8 More Baffling and Awkward IMdB Profile Photos

It’s back! Checking out some of the strangest profile pictures IMdB has to offer! If you missed round one, you…

Cameron Carpenter

Contributor

It’s back! Checking out some of the strangest profile pictures IMdB has to offer! If you missed round one, you can check it out here. To make things a bit stranger, you might notice that IMdB has since changed the profile photos of Zach Braff, Elijah Wood, and Robin Williams. Think that the article may have had something to do with it? Here’s hoping! Though, these are much better photos of those gentlemen, wouldn’t you agree?

Now, I’ll just try to let myself in on the joke. Back when I was young and naive, I, myself, put up a resume on IMdB. It’s still there. You can still find it. There’s nothing to it but three awful pictures of my high school freshman self doing stupid poses in weird locations. So, without what I’m about to do, I have no place saying how horrific some of the following pictures are. Rather than be hypocritical, I’ll just go ahead and post my own horrible entry to the list, so we all know that when it comes to IMdB profile pictures, no soul is safe.

Not only does that feature some horrible photoshop, but I legitimately thought I’d get discovered if I gave myself purple-tinted eyes. I’d delete the profile, but it keeps me humble. We live and learn.

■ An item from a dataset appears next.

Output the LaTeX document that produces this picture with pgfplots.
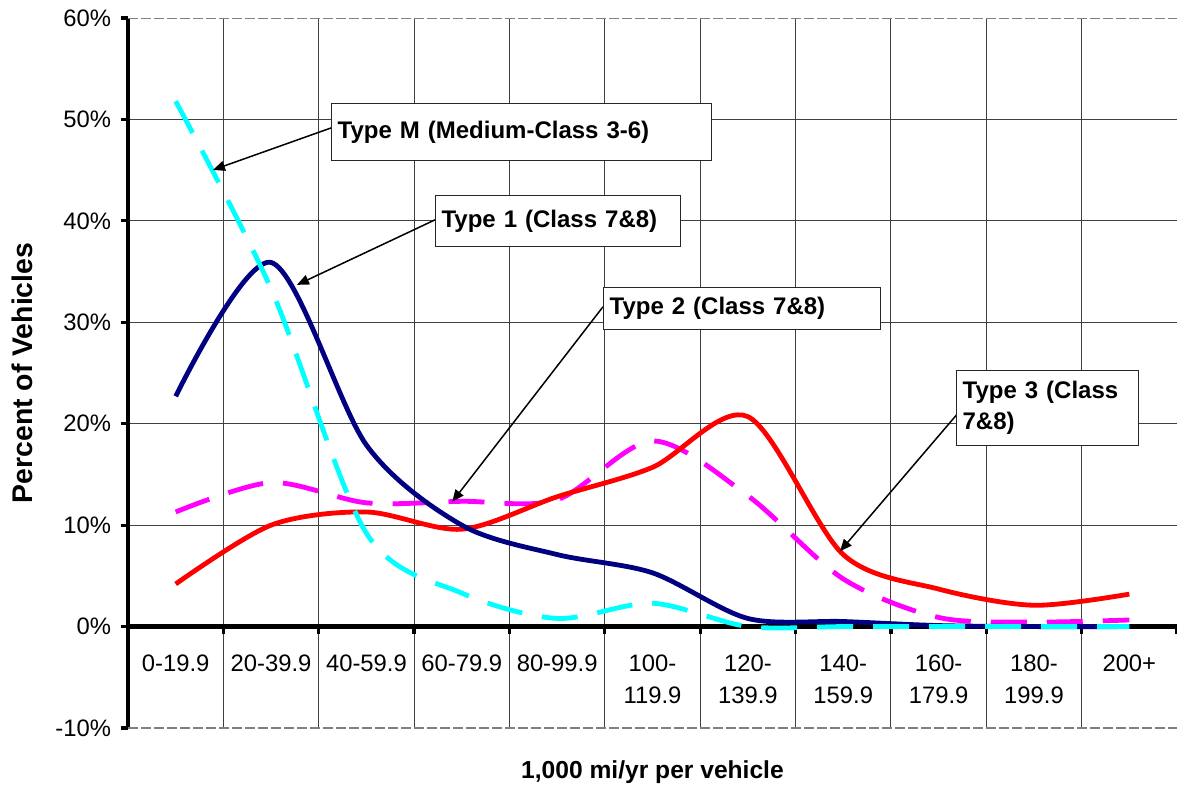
\documentclass[border=0pt]{standalone}
\usepackage{fontspec}
\setmainfont{Liberation Sans}
\usepackage{pgfplots}
\pgfplotsset{compat=1.18}
\usetikzlibrary{arrows.meta}
\definecolor{navyblue}{RGB}{0,0,128}
\definecolor{lineRed}{RGB}{255,0,0}
\definecolor{lineCyan}{RGB}{0,255,255}
\definecolor{lineMagenta}{RGB}{255,0,255}
\definecolor{gridgray}{RGB}{64,64,64}
\begin{document}
\begin{tikzpicture}
\begin{axis}[
  set layers=standard,
  scale only axis, width=524.5pt, height=355pt,
  xmin=-0.5, xmax=10.5, ymin=-10, ymax=60,
  axis x line=middle, axis y line=left,
  x axis line style={-, line width=2.5pt, black},
  y axis line style={-, line width=2pt, black},
  hide obscured x ticks=false, hide obscured y ticks=false,
  tick align=outside,
  major tick length=3.5pt,
  tick style={line width=1.6pt, black},
  xtick={-0.5,0.5,1.5,2.5,3.5,4.5,5.5,6.5,7.5,8.5,9.5,10.5},
  xticklabels={},
  xmajorgrids=true,
  extra x ticks={0,1,2,3,4,5,6,7,8,9,10},
  extra x tick labels={0-19.9,20-39.9,40-59.9,60-79.9,80-99.9,{100-\\119.9},{120-\\139.9},{140-\\159.9},{160-\\179.9},{180-\\199.9},200+},
  extra x tick style={grid=none, major tick length=0pt, tick style={draw=none}},
  ytick={-10,0,10,20,30,40,50,60},
  yticklabels={-10\%,0\%,10\%,20\%,30\%,40\%,50\%,60\%},
  extra y ticks={10,20,30,40,50},
  extra y tick labels={},
  extra y tick style={grid=major, major tick length=0pt, tick style={draw=none}},
  grid style={gridgray, line width=0.5pt},
  tick label style={font=\fontsize{11.9}{16.2}\selectfont},
  x tick label style={align=center, anchor=north, yshift=-10.5pt},
  y tick label style={xshift=-1.5pt},
  xlabel={1,000 mi/yr per vehicle},
  ylabel={Percent of Vehicles},
  xlabel style={font=\fontsize{12.3}{14}\selectfont\bfseries, at={([yshift=-22pt]axis description cs:0.5,0)}, anchor=center},
  ylabel style={font=\fontsize{14.2}{16}\selectfont\bfseries, at={([xshift=-53pt]axis description cs:0,0.5)}, anchor=center, rotate=0},
]
% Type 2 (magenta dashed)
\addplot[lineMagenta, line width=2.4pt, dash pattern=on 18pt off 10pt, smooth, tension=0.5] coordinates {
(0,11.3) (1,14.2) (2,12.2) (3,12.35) (4,12.5) (5,18.3) (6,12.9) (7,4.7) (8,0.9) (9,0.45) (10,0.65)};
% Type 3 (red)
\addplot[lineRed, line width=2.4pt, smooth, tension=0.5] coordinates {
(0,4.2) (1,10.0) (2,11.3) (3,9.6) (4,12.8) (5,15.7) (6,20.7) (7,7.1) (8,3.7) (9,2.1) (10,3.2)};
% Type 1 (navy)
\addplot[navyblue, line width=2.4pt, smooth, tension=0.5] coordinates {
(0,22.7) (1,35.9) (2,17.9) (3,10.0) (4,7.1) (5,5.3) (6,0.8) (7,0.5) (8,0.1) (9,0) (10,0)};
% Type M (cyan dashed)
\addplot[lineCyan, line width=2.4pt, dash pattern=on 18pt off 10pt, smooth, tension=0.5] coordinates {
(0,51.8) (1,33.3) (2,9.2) (3,3.3) (4,0.8) (5,2.3) (6,0) (7,0) (8,0) (9,0) (10,0)};
% frame lines top and bottom
\draw[gray, line width=0.6pt, dash pattern=on 5pt off 1.5pt] (axis cs:-0.5,60) -- (axis cs:10.5,60);
\draw[gray, line width=0.6pt, dash pattern=on 5pt off 1.5pt] (axis cs:-0.5,-10) -- (axis cs:10.5,-10);
% annotations
\draw[-{Triangle[length=6pt,width=5pt]}, line width=0.75pt] (axis cs:1.629,49.16) -- (axis cs:0.391,45.02);
\draw[-{Triangle[length=6pt,width=5pt]}, line width=0.75pt] (axis cs:2.719,40.10) -- (axis cs:1.272,33.69);
\draw[-{Triangle[length=6pt,width=5pt]}, line width=0.75pt] (axis cs:4.481,31.53) -- (axis cs:2.90,12.3);
\draw[-{Triangle[length=6pt,width=5pt]}, line width=0.75pt] (axis cs:8.19,20.89) -- (axis cs:6.966,7.42);
\tikzset{lab/.style={draw=black!85, line width=0.6pt, fill=white, anchor=north west, align=left, inner xsep=3pt, inner ysep=0pt, font=\fontsize{12}{15.5}\selectfont\bfseries}}
\node[lab, text width=184pt, minimum height=28.5pt] at (axis cs:1.629,51.63) {Type M (Medium-Class 3-6)};
\node[lab, text width=116.5pt, minimum height=25.5pt] at (axis cs:2.719,42.56) {Type 1 (Class 7\&8)};
\node[lab, text width=132.5pt, minimum height=21pt] at (axis cs:4.481,33.50) {Type 2 (Class 7\&8)};
\node[lab, text width=85pt, minimum height=37.5pt] at (axis cs:8.183,25.32) {Type 3 (Class\\7\&8)};
\coordinate (SW) at (axis cs:-0.5,-10);
\end{axis}
\pgfresetboundingbox
\path ([shift={(-64pt,-30.5pt)}]SW) rectangle ([shift={(524.5pt,364pt)}]SW);
\end{tikzpicture}
\end{document}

Enough stalling! Let’s get this going!

8. David Prowse

It’s Darth Vader! …kind of. It’s more like a fourth of Darth Vader (note, Darth Vader, not Prowse) and a few inches of Leslie Schofield. Now, this picture obviously breaks a few rules.

First, you should never have your photo be a direct screenshot of a movie (though, many fail this rule). Secondly, it might be best to be the only person in your photo. Thirdly, it might be best to show off the majority of your face. And finally, your photo should probably show off your ****ing face.

I understand that for a lot of his work, he’s a body double or works as a creature in heavy makeup or suits, but you’re not trying to market “Darth Vader.” You’re trying to market “David Prowse.” Let your resume do that part of the job for you!